Jennifer Alger served more great comedy up in the role of Andrew’s tough, wisecracking agent, Lillian. Again, we sometimes had the issue of lines of dialogue not being clearly audible, but Alger brought a good sense of fun to her performance. Another cast member who brought considerable energy to the stage was Nick Maddox as Gary, the Los Angeles producer who wants Andrew to forgo serious theatre and head back to Hollywood for another mediocre role in a high paying TV series called “Night School.” Maddox’ very animated performance could have been reigned in just a bit in favor of slowing down his delivery of a line and speaking with more focused clarity. This problem was not his alone. With one exception, the entire cast could benefit from some serious voice and speech training for the stage. There were even times when music overwhelmed spoken dialogue, and then, of course, young actors have to be made aware that, in as much as possible, speech should be directed to the customers, not to the wings or backstage areas. There is an audience out there. Hello!
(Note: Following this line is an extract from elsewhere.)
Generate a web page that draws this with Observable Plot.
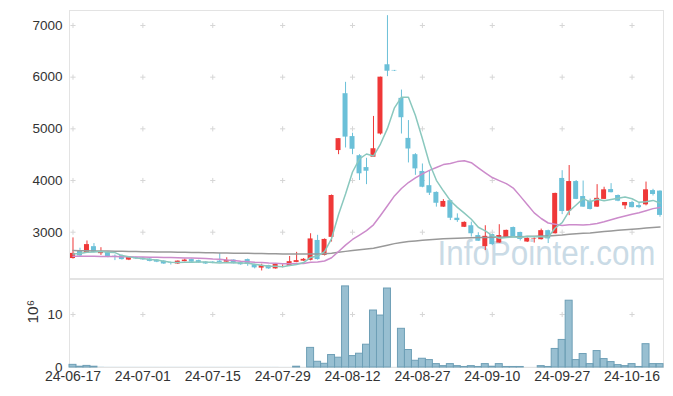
<!DOCTYPE html>
<html><head><meta charset="utf-8">
<script src="https://cdn.jsdelivr.net/npm/d3@7"></script>
<script src="https://cdn.jsdelivr.net/npm/@observablehq/plot@0.6"></script>
<style>
body{margin:0;background:#fff;}
#chart{width:673px;height:396px;}
#chart svg{display:block;}
</style></head><body><div id="chart"></div>
<script>
const dates = ["24-06-17","24-06-18","24-06-19","24-06-20","24-06-21","24-06-24","24-06-25","24-06-26","24-06-27","24-06-28",
"24-07-01","24-07-02","24-07-03","24-07-04","24-07-05","24-07-08","24-07-09","24-07-10","24-07-11","24-07-12",
"24-07-15","24-07-16","24-07-17","24-07-18","24-07-19","24-07-22","24-07-23","24-07-24","24-07-25","24-07-26",
"24-07-29","24-07-30","24-07-31","24-08-01","24-08-02","24-08-05","24-08-06","24-08-07","24-08-08","24-08-09",
"24-08-12","24-08-13","24-08-14","24-08-16","24-08-19","24-08-20","24-08-21","24-08-22","24-08-23","24-08-26",
"24-08-27","24-08-28","24-08-29","24-08-30","24-09-02","24-09-03","24-09-04","24-09-05","24-09-06","24-09-09",
"24-09-10","24-09-11","24-09-12","24-09-13","24-09-19","24-09-20","24-09-23","24-09-24","24-09-25","24-09-26",
"24-09-27","24-09-30","24-10-02","24-10-04","24-10-07","24-10-08","24-10-10","24-10-11","24-10-14","24-10-15",
"24-10-16","24-10-17","24-10-18","24-10-21","24-10-22"];
const open = [2490,2630,2600,2720,2585,2605,2535,2545,2460,2510,
2500,2480,2460,2440,2405,2385,2430,2470,2450,2420,
2420,2440,2420,2460,2410,2470,2370,2305,2355,2290,
2320,2340,2415,2440,2455,2840,2550,2900,4580,5680,
4850,4480,4250,4450,4900,6240,6130,5590,4815,4500,
4175,3900,3770,3485,3610,3270,3095,3125,2935,2720,
2955,2790,2890,3090,2995,2810,2865,2855,3030,2970,
4040,3405,3980,3690,3600,3485,3635,3825,3710,3510,
3575,3515,3530,3805,3795];
const high = [2890,2690,2830,2780,2700,2620,2560,2560,2520,2520,
2510,2490,2470,2450,2420,2445,2480,2480,2460,2430,
2430,2590,2505,2465,2415,2480,2380,2380,2360,2390,
2370,2530,2610,2490,2970,2940,2870,3720,4810,5900,
4915,4500,4430,5240,6000,7190,6130,5750,5160,4520,
4320,4190,3780,3630,3620,3355,3200,3195,2990,3125,
2960,3145,3040,3100,3000,2890,2890,3060,3040,3755,
4190,4290,4000,3990,3640,3920,3870,3940,3720,3575,
3600,3560,3970,3830,3800];
const low = [2480,2530,2590,2600,2550,2505,2450,2460,2450,2475,
2455,2425,2410,2375,2365,2375,2425,2415,2400,2375,
2390,2405,2415,2385,2360,2340,2290,2250,2280,2285,
2310,2335,2410,2435,2445,2460,2540,2810,4500,4630,
4500,4000,3920,4450,4880,6010,6110,4900,4340,4100,
3860,3710,3485,3480,3225,3190,3090,2905,2820,2645,
2740,2785,2885,2900,2830,2800,2790,2850,2780,2965,
3340,3320,3630,3480,3430,3480,3630,3760,3590,3440,
3470,3455,3510,3700,3290];
const close = [2590,2540,2760,2610,2625,2515,2515,2470,2510,2485,
2465,2435,2420,2385,2395,2440,2460,2420,2405,2385,
2400,2415,2455,2390,2370,2375,2310,2355,2290,2375,
2330,2430,2450,2475,2870,2470,2860,3710,4810,4840,
4605,4130,4180,4615,6000,6115,6120,5215,4610,4225,
3870,3755,3560,3595,3270,3225,3190,2970,2825,2920,
2760,2935,3035,2905,2860,2880,2875,3030,2870,3750,
3400,3980,3635,3485,3440,3655,3820,3765,3600,3575,
3475,3475,3820,3730,3325];
// volume in millions of shares
const volume = [0.5,0.15,0.3,0.15,0.05,0.03,0.03,0.03,0.03,0.03,
0.03,0.03,0.03,0.03,0.03,0.03,0.03,0.03,0.03,0.03,
0.03,0.03,0.03,0.03,0.03,0.03,0.03,0.03,0.03,0.03,
0.02,0.02,0.15,0.02,3.7,1.08,0.7,2.35,1.85,15.3,
2.15,2.6,4.3,10.75,9.8,14.9,0.02,7.3,3.3,1.27,
1.65,1.4,0.64,0.26,0.64,0.26,0.1,0.26,0.1,0.64,
0.15,0.64,0.1,0.1,0.1,0.02,0.02,0.26,0.1,3.5,
5.2,12.6,1.4,2.54,0.64,3.1,1.59,1.02,0.45,0.26,
0.64,0.1,4.4,0.64,0.64];
const ma5 = [2580,2590,2610,2615,2625,2610,2605,2547,2527,2499,
2489,2473,2463,2438,2420,2415,2420,2420,2424,2422,
2414,2405,2412,2409,2406,2401,2380,2360,2340,2341,
2332,2356,2375,2412,2511,2539,2625,2877,3344,3738,
4165,4419,4513,4474,4706,5008,5406,5613,5612,5257,
4808,4335,4004,3801,3610,3481,3368,3250,3096,3026,
2933,2882,2895,2911,2899,2923,2911,2910,2903,3081,
3185,3406,3527,3650,3588,3639,3607,3633,3656,3683,
3647,3578,3589,3615,3565];
const ma20 = [2535,2535,2534,2533,2532,2530,2528,2526,2524,2522,
2520,2517,2514,2511,2508,2505,2502,2499,2496,2492,
2482,2476,2461,2450,2437,2430,2420,2414,2403,2397,
2391,2390,2392,2396,2420,2422,2442,2506,2626,2749,
2859,2945,3031,3143,3324,3511,3702,3845,3961,4053,
4130,4196,4252,4308,4328,4366,4382,4345,4246,4150,
4058,3998,3941,3855,3698,3536,3374,3265,3178,3154,
3131,3142,3146,3140,3149,3170,3202,3241,3280,3313,
3349,3376,3415,3456,3479];
const ma120 = [2645,2643,2641,2638,2636,2634,2632,2630,2628,2625,
2623,2621,2619,2617,2615,2612,2610,2608,2606,2604,
2602,2599,2597,2595,2593,2591,2589,2586,2584,2582,
2580,2579,2578,2577,2580,2579,2582,2591,2610,2629,
2646,2659,2673,2690,2719,2749,2779,2801,2818,2832,
2843,2853,2862,2871,2877,2883,2888,2892,2895,2898,
2900,2904,2908,2911,2914,2917,2920,2924,2927,2938,
2946,2959,2969,2978,2986,3000,3013,3025,3036,3047,
3057,3067,3080,3092,3100];
const priceTicks = [3000,4000,5000,6000,7000];
const volTicks = [0,10];
const xTicks = dates.filter((d,i)=>i%10===0);

const rows = dates.map((d,i)=>({date:d,open:open[i],high:high[i],low:low[i],close:close[i],vol:volume[i],ma5:ma5[i],ma20:ma20[i],ma120:ma120[i]}));
const RED="#ef3838", BLUE="#6bc0d8";
const col = d => d.close >= d.open ? RED : BLUE;
const gridP = []; for (const x of xTicks) for (const y of priceTicks) gridP.push({x,y});
const gridV = xTicks.map(x=>({x,y:10}));
const style = {fontFamily:"'Liberation Sans', Arial, sans-serif", fontSize:"13px", color:"#333", background:"#fff", overflow:"visible"};

const price = Plot.plot({
  width:673, height:279, marginLeft:69, marginRight:10, marginTop:10, marginBottom:1,
  style,
  x:{type:"band", domain:dates, padding:0, axis:null},
  y:{domain:[2104,7290], axis:null},
  marks:[
    Plot.frame({stroke:"#e3e3e3"}),
    Plot.dot(gridP,{x:"x",y:"y",symbol:"plus",r:1.8,stroke:"#d6d6d6",strokeWidth:1}),
    Plot.text(["InfoPointer.com"],{text:d=>d,frameAnchor:"bottom-right",textAnchor:"end",dx:-8,dy:-13.5,fontSize:35,fill:"#cadbe6"}),
    Plot.ruleX(rows,{x:"date",y1:"low",y2:"high",stroke:col,strokeWidth:1}),
    Plot.barY(rows,{x:"date",y1:"open",y2:"close",fill:col,insetLeft:1,insetRight:1}),
    Plot.line(rows,{x:"date",y:"ma120",stroke:"#999999",strokeWidth:1.5}),
    Plot.line(rows,{x:"date",y:"ma20",stroke:"#cc8bcb",strokeWidth:1.5}),
    Plot.line(rows,{x:"date",y:"ma5",stroke:"#8ac8be",strokeWidth:1.5}),
    Plot.axisY({ticks:priceTicks,tickFormat:d=>String(d),tickSize:0,tickPadding:7,label:null,fontSize:13.5})
  ]
});

const vol = Plot.plot({
  width:673, height:117, marginLeft:69, marginRight:10, marginTop:0, marginBottom:29,
  style,
  x:{type:"band", domain:dates, padding:0},
  y:{domain:[0,16.6]},
  marks:[
    Plot.frame({stroke:"#e3e3e3"}),
    Plot.dot(gridV,{x:"x",y:"y",symbol:"plus",r:1.8,stroke:"#d6d6d6",strokeWidth:1}),
    Plot.barY(rows,{x:"date",y:"vol",fill:"#98bfd1"}),
    Plot.barY(rows,{x:"date",y:"vol",fill:"none",stroke:"#6e9fb6",strokeWidth:1,filter:d=>d.vol>0.08}),
    Plot.text(["10⁶"],{text:d=>d,frameAnchor:"left",dx:-36,rotate:-90,fontSize:15.5,fill:"#333"}),
    Plot.axisY({ticks:volTicks,tickSize:0,tickPadding:7,label:null,fontSize:13.5}),
    Plot.axisX({ticks:xTicks,tickSize:0,tickPadding:4,label:null,fontSize:14})
  ]
});

const root = document.getElementById("chart");
root.appendChild(price);
root.appendChild(vol);
d3.select(price).selectAll("text").filter(function(){return this.textContent==="InfoPointer.com";})
  .attr("textLength",218).attr("lengthAdjust","spacingAndGlyphs");
</script></body></html>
I mentioned one exception, and that honor goes to the solid performance of Joel Looney as the ghost of legendary actor, John Barrymore. (I loved his line, “Am I dead, or just incredibly drunk?”) In this clever plot, Barrymore undertakes to train and encourage the reluctant Andrew toward his performance as Hamlet. Stinson and Looney are well paired in this journey, even when embroiled in a skillfully staged fencing duel (Fight Choreographer – Craig Miller). Both of these gents have strong scenes in Act Two. Mr. Looney was fiercely impressive in the scene where Barrymore desperately recalls his retreat from the stage and alcoholic decline in Hollywood. Moreover, Mr. Looney seems to understand Shakespeare’s caution to “…speak the speech I pray you, trippingly on the tongue…” He could give voice lessons to fellow cast members who may have thought a diaphragm was just a birth control device. But the group as a whole worked very well together, and the opening night audience had quite a good time, as the frequent outbursts of laughter made abundantly clear.